[Code that draws figures]
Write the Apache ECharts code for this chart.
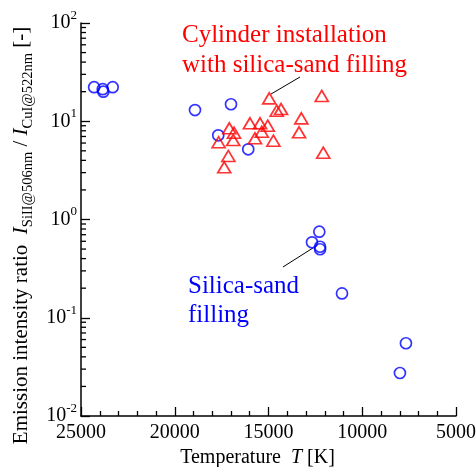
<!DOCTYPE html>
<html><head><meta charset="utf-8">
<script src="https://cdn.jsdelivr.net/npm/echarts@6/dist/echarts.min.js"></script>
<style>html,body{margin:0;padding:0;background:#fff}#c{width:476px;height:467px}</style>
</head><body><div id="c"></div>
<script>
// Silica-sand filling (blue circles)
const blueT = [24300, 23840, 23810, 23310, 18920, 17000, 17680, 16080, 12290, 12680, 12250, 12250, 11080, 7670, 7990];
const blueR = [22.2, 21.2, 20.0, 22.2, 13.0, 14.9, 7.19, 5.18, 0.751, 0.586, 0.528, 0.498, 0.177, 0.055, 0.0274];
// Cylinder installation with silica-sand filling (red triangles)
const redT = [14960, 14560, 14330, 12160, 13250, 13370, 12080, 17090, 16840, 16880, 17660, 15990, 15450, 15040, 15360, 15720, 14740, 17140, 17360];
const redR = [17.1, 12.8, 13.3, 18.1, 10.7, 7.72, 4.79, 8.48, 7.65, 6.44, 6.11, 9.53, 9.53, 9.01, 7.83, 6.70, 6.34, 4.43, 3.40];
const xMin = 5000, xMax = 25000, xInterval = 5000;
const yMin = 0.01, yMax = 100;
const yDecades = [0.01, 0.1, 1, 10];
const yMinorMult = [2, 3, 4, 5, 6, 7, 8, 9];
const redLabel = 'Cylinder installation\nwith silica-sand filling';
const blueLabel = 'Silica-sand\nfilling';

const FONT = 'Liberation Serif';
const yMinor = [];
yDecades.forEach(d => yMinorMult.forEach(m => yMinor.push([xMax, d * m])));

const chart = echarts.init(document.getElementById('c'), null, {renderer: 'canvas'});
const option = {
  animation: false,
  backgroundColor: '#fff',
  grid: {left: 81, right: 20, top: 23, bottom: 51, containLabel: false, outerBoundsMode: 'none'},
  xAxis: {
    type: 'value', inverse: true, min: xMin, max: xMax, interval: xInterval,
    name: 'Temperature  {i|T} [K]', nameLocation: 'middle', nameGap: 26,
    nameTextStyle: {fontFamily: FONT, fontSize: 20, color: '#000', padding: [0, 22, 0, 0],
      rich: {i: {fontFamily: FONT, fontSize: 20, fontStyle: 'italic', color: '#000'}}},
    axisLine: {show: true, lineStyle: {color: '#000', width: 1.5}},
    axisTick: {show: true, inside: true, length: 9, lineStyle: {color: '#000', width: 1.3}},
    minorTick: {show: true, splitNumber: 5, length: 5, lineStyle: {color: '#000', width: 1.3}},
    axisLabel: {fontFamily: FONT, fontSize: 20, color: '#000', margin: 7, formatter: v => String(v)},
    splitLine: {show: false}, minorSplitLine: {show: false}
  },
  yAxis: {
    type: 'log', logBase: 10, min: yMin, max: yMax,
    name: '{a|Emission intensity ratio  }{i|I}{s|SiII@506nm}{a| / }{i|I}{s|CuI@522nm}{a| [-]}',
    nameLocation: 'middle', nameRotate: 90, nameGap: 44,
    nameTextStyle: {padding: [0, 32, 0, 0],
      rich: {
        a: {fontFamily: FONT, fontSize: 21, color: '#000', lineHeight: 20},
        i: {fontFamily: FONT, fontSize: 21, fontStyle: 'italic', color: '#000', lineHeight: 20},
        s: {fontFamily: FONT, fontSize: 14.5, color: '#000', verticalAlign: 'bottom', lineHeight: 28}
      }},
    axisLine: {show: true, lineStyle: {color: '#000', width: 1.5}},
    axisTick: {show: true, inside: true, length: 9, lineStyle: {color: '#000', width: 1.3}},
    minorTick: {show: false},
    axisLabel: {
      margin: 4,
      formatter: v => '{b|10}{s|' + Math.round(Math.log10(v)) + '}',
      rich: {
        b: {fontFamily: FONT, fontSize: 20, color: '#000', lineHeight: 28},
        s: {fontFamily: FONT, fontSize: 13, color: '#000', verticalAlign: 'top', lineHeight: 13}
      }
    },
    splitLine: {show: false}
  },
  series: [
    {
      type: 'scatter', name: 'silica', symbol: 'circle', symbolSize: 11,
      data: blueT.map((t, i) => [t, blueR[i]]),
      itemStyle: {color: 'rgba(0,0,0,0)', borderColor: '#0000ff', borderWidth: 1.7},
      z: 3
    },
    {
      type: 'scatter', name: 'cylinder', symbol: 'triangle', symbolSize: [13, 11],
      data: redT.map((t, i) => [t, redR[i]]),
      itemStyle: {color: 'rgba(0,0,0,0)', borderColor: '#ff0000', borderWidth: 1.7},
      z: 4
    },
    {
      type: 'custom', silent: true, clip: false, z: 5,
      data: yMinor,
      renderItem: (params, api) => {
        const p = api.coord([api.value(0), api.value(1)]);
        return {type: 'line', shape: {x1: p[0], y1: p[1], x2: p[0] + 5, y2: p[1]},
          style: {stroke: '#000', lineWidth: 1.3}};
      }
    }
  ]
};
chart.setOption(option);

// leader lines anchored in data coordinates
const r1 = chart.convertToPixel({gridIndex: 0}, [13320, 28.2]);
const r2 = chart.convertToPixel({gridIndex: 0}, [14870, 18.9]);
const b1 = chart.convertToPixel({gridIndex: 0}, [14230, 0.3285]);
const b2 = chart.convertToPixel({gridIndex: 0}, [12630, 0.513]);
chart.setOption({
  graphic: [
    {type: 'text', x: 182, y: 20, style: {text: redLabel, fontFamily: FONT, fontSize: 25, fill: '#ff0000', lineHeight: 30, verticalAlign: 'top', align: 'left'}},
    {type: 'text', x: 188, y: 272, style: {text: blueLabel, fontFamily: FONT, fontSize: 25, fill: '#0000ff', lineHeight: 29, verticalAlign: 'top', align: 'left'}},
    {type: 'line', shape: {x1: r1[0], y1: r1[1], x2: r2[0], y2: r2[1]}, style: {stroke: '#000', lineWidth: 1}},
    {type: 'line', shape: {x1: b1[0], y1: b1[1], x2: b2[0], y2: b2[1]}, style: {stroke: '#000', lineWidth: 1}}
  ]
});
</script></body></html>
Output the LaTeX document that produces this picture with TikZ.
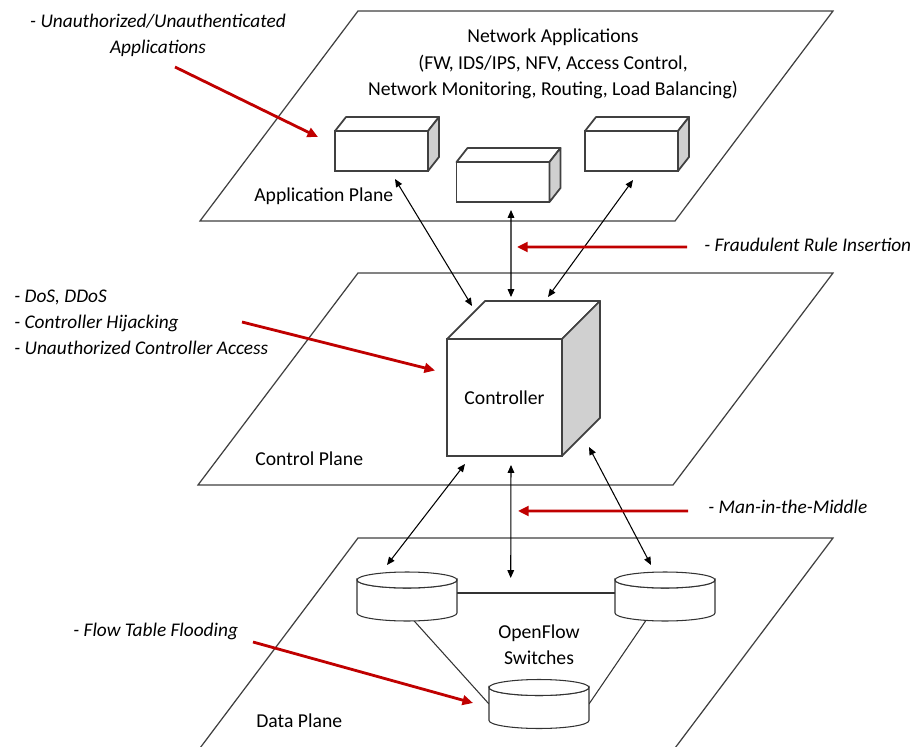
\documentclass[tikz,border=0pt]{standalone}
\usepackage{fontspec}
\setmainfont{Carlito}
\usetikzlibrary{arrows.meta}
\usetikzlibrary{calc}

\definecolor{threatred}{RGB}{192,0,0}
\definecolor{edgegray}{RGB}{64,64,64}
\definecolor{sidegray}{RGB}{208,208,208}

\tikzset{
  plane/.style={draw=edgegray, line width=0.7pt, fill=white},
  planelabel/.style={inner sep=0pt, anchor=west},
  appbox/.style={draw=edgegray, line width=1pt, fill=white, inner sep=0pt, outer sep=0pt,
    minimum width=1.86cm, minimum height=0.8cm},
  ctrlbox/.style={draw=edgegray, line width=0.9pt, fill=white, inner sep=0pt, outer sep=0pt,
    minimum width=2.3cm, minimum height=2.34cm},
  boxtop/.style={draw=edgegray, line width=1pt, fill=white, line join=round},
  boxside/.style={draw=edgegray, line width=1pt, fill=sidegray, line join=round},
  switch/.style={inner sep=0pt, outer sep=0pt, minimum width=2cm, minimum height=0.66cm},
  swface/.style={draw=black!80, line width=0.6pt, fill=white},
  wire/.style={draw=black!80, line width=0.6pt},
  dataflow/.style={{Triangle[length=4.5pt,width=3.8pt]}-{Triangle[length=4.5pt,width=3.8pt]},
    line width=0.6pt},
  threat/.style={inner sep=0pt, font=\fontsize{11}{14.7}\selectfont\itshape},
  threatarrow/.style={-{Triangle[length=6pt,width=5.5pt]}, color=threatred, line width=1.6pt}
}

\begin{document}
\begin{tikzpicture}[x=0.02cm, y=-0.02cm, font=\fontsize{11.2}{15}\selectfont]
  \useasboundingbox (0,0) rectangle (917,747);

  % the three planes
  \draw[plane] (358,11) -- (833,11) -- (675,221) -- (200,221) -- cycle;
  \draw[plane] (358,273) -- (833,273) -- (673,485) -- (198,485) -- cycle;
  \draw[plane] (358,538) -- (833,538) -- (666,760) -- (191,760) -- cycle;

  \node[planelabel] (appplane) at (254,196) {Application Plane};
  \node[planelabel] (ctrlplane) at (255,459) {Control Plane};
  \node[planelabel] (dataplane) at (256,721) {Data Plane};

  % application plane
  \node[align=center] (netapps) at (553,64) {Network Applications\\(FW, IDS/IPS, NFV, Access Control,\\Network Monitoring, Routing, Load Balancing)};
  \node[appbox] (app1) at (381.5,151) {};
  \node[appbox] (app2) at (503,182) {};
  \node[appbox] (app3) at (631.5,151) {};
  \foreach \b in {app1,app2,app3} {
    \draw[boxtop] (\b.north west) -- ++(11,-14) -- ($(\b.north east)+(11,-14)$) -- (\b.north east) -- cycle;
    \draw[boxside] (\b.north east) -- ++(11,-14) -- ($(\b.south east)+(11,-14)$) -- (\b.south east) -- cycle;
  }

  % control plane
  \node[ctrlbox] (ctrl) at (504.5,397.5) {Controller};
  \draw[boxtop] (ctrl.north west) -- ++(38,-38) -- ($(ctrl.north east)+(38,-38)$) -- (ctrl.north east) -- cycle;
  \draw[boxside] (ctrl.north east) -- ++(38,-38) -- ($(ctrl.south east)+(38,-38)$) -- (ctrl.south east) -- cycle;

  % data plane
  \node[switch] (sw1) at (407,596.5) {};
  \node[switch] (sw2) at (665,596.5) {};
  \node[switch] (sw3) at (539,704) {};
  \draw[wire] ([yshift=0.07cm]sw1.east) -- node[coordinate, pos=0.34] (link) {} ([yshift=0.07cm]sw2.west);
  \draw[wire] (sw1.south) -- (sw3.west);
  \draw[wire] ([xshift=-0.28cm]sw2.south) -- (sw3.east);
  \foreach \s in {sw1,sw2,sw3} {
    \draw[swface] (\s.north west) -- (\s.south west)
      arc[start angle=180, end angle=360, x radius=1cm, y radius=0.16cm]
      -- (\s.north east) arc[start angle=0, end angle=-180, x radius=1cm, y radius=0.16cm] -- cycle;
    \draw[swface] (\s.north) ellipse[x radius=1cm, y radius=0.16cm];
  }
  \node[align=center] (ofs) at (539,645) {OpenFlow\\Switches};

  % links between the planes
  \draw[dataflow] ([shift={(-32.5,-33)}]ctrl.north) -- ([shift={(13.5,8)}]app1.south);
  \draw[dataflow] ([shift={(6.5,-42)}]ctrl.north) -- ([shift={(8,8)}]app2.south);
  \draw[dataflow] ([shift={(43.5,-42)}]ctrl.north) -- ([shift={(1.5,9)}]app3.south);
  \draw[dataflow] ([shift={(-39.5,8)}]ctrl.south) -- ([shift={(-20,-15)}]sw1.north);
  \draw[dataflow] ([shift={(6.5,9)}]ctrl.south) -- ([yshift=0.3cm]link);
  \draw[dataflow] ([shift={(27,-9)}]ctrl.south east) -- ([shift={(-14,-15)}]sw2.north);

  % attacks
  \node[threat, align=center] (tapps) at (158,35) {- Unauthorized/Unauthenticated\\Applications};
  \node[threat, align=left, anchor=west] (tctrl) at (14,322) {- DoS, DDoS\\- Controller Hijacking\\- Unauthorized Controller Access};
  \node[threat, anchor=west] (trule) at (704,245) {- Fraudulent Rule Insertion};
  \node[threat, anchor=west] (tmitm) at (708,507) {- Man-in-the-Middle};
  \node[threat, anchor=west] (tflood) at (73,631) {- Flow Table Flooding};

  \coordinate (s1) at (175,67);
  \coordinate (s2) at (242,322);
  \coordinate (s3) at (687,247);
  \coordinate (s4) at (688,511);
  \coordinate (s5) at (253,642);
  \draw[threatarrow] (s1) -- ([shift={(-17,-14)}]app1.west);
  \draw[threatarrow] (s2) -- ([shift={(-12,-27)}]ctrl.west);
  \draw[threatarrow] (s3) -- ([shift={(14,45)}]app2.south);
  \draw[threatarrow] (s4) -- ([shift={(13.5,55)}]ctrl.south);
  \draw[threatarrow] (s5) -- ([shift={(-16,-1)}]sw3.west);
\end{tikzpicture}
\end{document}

PROBLEM STATEMENT: Return exactly what appears from the opening line of the material through the line with "const blueLabel = 'Silica-sand\nfilling';", apart from the pictures.

SOLUTION FOR THIS PROBLEM:
Write the Apache ECharts code for this chart.
<!DOCTYPE html>
<html><head><meta charset="utf-8">
<script src="https://cdn.jsdelivr.net/npm/echarts@6/dist/echarts.min.js"></script>
<style>html,body{margin:0;padding:0;background:#fff}#c{width:476px;height:467px}</style>
</head><body><div id="c"></div>
<script>
// Silica-sand filling (blue circles)
const blueT = [24300, 23840, 23810, 23310, 18920, 17000, 17680, 16080, 12290, 12680, 12250, 12250, 11080, 7670, 7990];
const blueR = [22.2, 21.2, 20.0, 22.2, 13.0, 14.9, 7.19, 5.18, 0.751, 0.586, 0.528, 0.498, 0.177, 0.055, 0.0274];
// Cylinder installation with silica-sand filling (red triangles)
const redT = [14960, 14560, 14330, 12160, 13250, 13370, 12080, 17090, 16840, 16880, 17660, 15990, 15450, 15040, 15360, 15720, 14740, 17140, 17360];
const redR = [17.1, 12.8, 13.3, 18.1, 10.7, 7.72, 4.79, 8.48, 7.65, 6.44, 6.11, 9.53, 9.53, 9.01, 7.83, 6.70, 6.34, 4.43, 3.40];
const xMin = 5000, xMax = 25000, xInterval = 5000;
const yMin = 0.01, yMax = 100;
const yDecades = [0.01, 0.1, 1, 10];
const yMinorMult = [2, 3, 4, 5, 6, 7, 8, 9];
const redLabel = 'Cylinder installation\nwith silica-sand filling';
const blueLabel = 'Silica-sand\nfilling';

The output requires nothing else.